(begin)

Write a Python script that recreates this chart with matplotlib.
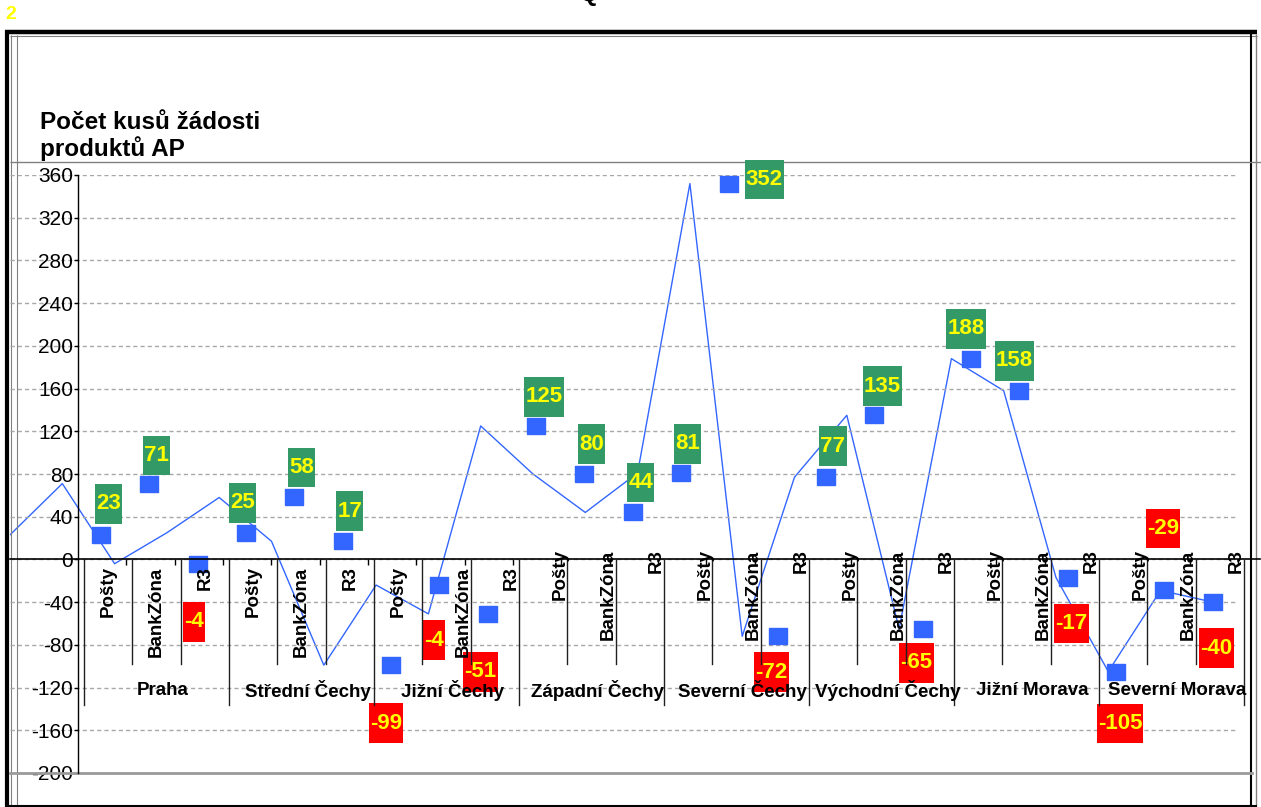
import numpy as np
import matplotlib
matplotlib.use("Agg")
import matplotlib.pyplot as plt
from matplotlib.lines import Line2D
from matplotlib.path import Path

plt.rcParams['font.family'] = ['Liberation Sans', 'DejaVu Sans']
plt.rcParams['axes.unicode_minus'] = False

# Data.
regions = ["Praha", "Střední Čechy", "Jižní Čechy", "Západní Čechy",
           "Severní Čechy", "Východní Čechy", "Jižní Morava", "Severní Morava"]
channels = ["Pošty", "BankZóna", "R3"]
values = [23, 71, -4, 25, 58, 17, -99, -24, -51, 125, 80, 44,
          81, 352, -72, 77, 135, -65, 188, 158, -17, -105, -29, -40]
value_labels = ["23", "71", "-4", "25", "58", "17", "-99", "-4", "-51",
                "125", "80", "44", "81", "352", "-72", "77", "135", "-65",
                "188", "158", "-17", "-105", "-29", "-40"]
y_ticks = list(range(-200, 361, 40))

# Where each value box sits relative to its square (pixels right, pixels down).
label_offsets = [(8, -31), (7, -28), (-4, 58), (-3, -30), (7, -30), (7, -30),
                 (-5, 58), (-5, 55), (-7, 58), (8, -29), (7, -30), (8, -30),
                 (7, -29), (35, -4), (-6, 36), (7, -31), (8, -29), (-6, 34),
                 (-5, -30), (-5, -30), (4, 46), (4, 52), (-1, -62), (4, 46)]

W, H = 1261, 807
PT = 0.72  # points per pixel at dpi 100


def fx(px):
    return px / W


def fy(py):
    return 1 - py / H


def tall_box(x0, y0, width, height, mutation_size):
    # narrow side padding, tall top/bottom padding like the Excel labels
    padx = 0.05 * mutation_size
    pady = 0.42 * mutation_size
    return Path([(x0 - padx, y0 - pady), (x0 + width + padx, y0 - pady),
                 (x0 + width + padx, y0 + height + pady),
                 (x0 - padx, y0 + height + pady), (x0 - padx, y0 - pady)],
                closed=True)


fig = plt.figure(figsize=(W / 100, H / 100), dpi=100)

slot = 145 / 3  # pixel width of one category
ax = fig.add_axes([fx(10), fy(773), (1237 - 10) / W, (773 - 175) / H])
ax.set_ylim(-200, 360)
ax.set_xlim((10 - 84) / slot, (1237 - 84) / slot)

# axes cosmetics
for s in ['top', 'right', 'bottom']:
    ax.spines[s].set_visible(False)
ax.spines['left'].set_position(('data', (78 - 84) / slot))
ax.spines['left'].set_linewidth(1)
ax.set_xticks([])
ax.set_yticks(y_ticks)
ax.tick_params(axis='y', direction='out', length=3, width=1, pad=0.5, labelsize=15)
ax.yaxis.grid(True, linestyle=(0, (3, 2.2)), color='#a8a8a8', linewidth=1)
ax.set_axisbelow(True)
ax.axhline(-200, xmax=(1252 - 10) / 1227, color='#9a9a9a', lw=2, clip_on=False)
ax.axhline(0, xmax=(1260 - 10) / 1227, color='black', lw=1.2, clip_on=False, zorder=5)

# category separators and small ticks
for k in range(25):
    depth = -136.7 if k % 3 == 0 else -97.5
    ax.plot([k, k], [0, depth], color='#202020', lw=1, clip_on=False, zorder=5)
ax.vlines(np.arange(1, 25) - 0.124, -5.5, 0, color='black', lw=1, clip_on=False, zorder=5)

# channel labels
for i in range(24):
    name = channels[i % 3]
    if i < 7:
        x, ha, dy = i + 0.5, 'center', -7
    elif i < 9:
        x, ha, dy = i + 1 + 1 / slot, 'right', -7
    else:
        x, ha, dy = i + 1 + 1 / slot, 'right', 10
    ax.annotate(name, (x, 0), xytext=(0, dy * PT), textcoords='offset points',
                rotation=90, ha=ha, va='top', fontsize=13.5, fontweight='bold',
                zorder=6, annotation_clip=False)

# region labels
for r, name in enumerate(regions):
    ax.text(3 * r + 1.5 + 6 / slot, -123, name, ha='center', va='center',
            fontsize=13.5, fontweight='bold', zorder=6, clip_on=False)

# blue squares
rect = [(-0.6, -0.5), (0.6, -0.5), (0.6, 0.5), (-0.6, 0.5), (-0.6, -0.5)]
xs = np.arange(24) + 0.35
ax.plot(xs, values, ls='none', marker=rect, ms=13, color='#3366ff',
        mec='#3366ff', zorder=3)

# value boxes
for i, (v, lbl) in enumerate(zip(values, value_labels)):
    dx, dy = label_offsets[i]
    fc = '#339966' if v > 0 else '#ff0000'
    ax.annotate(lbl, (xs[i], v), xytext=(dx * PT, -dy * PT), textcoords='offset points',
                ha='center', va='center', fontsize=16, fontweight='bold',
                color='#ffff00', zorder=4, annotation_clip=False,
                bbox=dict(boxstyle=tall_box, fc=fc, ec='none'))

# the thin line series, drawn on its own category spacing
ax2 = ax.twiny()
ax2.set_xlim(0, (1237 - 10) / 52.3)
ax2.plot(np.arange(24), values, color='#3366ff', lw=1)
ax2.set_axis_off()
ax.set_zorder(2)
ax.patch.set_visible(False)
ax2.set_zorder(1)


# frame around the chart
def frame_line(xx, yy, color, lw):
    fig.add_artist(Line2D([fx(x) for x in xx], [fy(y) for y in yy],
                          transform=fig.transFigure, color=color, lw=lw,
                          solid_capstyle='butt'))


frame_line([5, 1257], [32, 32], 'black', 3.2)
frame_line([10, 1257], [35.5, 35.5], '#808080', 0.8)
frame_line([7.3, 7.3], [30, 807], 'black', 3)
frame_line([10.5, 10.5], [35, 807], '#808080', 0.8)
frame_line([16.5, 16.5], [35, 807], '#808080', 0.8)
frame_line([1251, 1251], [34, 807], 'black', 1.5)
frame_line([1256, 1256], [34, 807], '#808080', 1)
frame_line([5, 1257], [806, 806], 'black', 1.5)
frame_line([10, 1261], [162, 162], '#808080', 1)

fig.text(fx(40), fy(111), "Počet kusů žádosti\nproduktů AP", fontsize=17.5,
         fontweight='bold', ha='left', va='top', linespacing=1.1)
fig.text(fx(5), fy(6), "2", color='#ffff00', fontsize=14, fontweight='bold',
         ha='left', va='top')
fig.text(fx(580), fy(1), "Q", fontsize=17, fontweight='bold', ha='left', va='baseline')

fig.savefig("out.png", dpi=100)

(end)

*TASK DIRECTIONS*:
Take the lines from the start of the material to the line with "pixel at dpi 100", both included, and transcribe them exactly without the pictures.

*EXERCISE OUTPUT*:
Write a Python script that recreates this chart with matplotlib.
import numpy as np
import matplotlib
matplotlib.use("Agg")
import matplotlib.pyplot as plt
from matplotlib.lines import Line2D
from matplotlib.path import Path

plt.rcParams['font.family'] = ['Liberation Sans', 'DejaVu Sans']
plt.rcParams['axes.unicode_minus'] = False

# Data.
regions = ["Praha", "Střední Čechy", "Jižní Čechy", "Západní Čechy",
           "Severní Čechy", "Východní Čechy", "Jižní Morava", "Severní Morava"]
channels = ["Pošty", "BankZóna", "R3"]
values = [23, 71, -4, 25, 58, 17, -99, -24, -51, 125, 80, 44,
          81, 352, -72, 77, 135, -65, 188, 158, -17, -105, -29, -40]
value_labels = ["23", "71", "-4", "25", "58", "17", "-99", "-4", "-51",
                "125", "80", "44", "81", "352", "-72", "77", "135", "-65",
                "188", "158", "-17", "-105", "-29", "-40"]
y_ticks = list(range(-200, 361, 40))

# Where each value box sits relative to its square (pixels right, pixels down).
label_offsets = [(8, -31), (7, -28), (-4, 58), (-3, -30), (7, -30), (7, -30),
                 (-5, 58), (-5, 55), (-7, 58), (8, -29), (7, -30), (8, -30),
                 (7, -29), (35, -4), (-6, 36), (7, -31), (8, -29), (-6, 34),
                 (-5, -30), (-5, -30), (4, 46), (4, 52), (-1, -62), (4, 46)]

W, H = 1261, 807
PT = 0.72  # points per pixel at dpi 100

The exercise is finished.